• Exercise: Repeat the material in full. Keep every line exactly as it is.

• Given data:
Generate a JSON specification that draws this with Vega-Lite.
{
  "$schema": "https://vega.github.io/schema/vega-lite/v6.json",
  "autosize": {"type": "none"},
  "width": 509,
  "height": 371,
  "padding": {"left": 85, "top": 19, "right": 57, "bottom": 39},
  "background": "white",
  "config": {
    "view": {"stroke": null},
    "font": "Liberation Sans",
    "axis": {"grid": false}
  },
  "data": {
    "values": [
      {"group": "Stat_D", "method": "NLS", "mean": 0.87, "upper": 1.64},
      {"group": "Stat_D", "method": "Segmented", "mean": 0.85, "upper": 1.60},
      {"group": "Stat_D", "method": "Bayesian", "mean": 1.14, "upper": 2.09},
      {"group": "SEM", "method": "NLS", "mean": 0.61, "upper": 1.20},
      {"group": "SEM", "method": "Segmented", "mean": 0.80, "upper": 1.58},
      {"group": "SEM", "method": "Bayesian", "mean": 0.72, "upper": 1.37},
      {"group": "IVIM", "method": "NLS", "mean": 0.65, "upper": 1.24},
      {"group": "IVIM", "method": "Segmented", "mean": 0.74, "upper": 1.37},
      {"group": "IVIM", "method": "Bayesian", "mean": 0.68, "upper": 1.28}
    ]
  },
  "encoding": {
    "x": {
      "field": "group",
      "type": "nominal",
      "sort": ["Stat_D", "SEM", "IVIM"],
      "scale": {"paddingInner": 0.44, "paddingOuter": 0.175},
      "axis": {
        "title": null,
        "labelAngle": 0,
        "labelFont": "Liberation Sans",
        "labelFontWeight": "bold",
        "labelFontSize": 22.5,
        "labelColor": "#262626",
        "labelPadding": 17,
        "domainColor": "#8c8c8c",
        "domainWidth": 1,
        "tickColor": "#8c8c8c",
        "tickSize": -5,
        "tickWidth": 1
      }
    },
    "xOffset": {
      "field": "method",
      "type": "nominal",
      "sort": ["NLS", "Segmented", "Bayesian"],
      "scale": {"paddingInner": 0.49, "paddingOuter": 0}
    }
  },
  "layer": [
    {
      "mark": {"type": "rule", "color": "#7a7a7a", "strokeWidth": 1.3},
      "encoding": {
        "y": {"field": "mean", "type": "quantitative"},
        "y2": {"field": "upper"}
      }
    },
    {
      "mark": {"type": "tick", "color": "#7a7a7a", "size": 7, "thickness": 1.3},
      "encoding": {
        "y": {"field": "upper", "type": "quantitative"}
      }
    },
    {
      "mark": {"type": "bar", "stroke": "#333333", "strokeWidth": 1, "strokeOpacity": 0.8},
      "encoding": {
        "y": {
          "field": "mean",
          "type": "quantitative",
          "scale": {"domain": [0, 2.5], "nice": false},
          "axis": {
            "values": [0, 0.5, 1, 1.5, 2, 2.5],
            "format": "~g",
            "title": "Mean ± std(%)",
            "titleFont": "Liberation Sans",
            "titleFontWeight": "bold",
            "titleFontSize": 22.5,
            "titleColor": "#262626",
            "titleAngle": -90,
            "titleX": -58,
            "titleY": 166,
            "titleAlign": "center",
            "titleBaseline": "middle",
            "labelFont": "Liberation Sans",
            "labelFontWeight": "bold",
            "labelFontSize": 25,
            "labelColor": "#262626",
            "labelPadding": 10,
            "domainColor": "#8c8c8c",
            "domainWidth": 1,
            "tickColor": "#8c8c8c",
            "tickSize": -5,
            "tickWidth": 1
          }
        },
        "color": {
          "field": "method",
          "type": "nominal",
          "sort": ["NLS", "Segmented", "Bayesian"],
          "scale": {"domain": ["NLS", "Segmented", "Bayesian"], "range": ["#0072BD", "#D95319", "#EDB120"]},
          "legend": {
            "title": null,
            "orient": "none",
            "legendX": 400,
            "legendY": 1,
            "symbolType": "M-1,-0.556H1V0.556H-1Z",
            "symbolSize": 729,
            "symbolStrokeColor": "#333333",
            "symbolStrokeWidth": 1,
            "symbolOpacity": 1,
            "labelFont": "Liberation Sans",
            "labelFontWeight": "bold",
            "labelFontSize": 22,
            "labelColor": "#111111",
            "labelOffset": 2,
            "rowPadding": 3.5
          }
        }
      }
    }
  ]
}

• Response to the exercise:
Generate a JSON specification that draws this with Vega-Lite.
{
  "$schema": "https://vega.github.io/schema/vega-lite/v6.json",
  "autosize": {"type": "none"},
  "width": 509,
  "height": 371,
  "padding": {"left": 85, "top": 19, "right": 57, "bottom": 39},
  "background": "white",
  "config": {
    "view": {"stroke": null},
    "font": "Liberation Sans",
    "axis": {"grid": false}
  },
  "data": {
    "values": [
      {"group": "Stat_D", "method": "NLS", "mean": 0.87, "upper": 1.64},
      {"group": "Stat_D", "method": "Segmented", "mean": 0.85, "upper": 1.60},
      {"group": "Stat_D", "method": "Bayesian", "mean": 1.14, "upper": 2.09},
      {"group": "SEM", "method": "NLS", "mean": 0.61, "upper": 1.20},
      {"group": "SEM", "method": "Segmented", "mean": 0.80, "upper": 1.58},
      {"group": "SEM", "method": "Bayesian", "mean": 0.72, "upper": 1.37},
      {"group": "IVIM", "method": "NLS", "mean": 0.65, "upper": 1.24},
      {"group": "IVIM", "method": "Segmented", "mean": 0.74, "upper": 1.37},
      {"group": "IVIM", "method": "Bayesian", "mean": 0.68, "upper": 1.28}
    ]
  },
  "encoding": {
    "x": {
      "field": "group",
      "type": "nominal",
      "sort": ["Stat_D", "SEM", "IVIM"],
      "scale": {"paddingInner": 0.44, "paddingOuter": 0.175},
      "axis": {
        "title": null,
        "labelAngle": 0,
        "labelFont": "Liberation Sans",
        "labelFontWeight": "bold",
        "labelFontSize": 22.5,
        "labelColor": "#262626",
        "labelPadding": 17,
        "domainColor": "#8c8c8c",
        "domainWidth": 1,
        "tickColor": "#8c8c8c",
        "tickSize": -5,
        "tickWidth": 1
      }
    },
    "xOffset": {
      "field": "method",
      "type": "nominal",
      "sort": ["NLS", "Segmented", "Bayesian"],
      "scale": {"paddingInner": 0.49, "paddingOuter": 0}
    }
  },
  "layer": [
    {
      "mark": {"type": "rule", "color": "#7a7a7a", "strokeWidth": 1.3},
      "encoding": {
        "y": {"field": "mean", "type": "quantitative"},
        "y2": {"field": "upper"}
      }
    },
    {
      "mark": {"type": "tick", "color": "#7a7a7a", "size": 7, "thickness": 1.3},
      "encoding": {
        "y": {"field": "upper", "type": "quantitative"}
      }
    },
    {
      "mark": {"type": "bar", "stroke": "#333333", "strokeWidth": 1, "strokeOpacity": 0.8},
      "encoding": {
        "y": {
          "field": "mean",
          "type": "quantitative",
          "scale": {"domain": [0, 2.5], "nice": false},
          "axis": {
            "values": [0, 0.5, 1, 1.5, 2, 2.5],
            "format": "~g",
            "title": "Mean ± std(%)",
            "titleFont": "Liberation Sans",
            "titleFontWeight": "bold",
            "titleFontSize": 22.5,
            "titleColor": "#262626",
            "titleAngle": -90,
            "titleX": -58,
            "titleY": 166,
            "titleAlign": "center",
            "titleBaseline": "middle",
            "labelFont": "Liberation Sans",
            "labelFontWeight": "bold",
            "labelFontSize": 25,
            "labelColor": "#262626",
            "labelPadding": 10,
            "domainColor": "#8c8c8c",
            "domainWidth": 1,
            "tickColor": "#8c8c8c",
            "tickSize": -5,
            "tickWidth": 1
          }
        },
        "color": {
          "field": "method",
          "type": "nominal",
          "sort": ["NLS", "Segmented", "Bayesian"],
          "scale": {"domain": ["NLS", "Segmented", "Bayesian"], "range": ["#0072BD", "#D95319", "#EDB120"]},
          "legend": {
            "title": null,
            "orient": "none",
            "legendX": 400,
            "legendY": 1,
            "symbolType": "M-1,-0.556H1V0.556H-1Z",
            "symbolSize": 729,
            "symbolStrokeColor": "#333333",
            "symbolStrokeWidth": 1,
            "symbolOpacity": 1,
            "labelFont": "Liberation Sans",
            "labelFontWeight": "bold",
            "labelFontSize": 22,
            "labelColor": "#111111",
            "labelOffset": 2,
            "rowPadding": 3.5
          }
        }
      }
    }
  ]
}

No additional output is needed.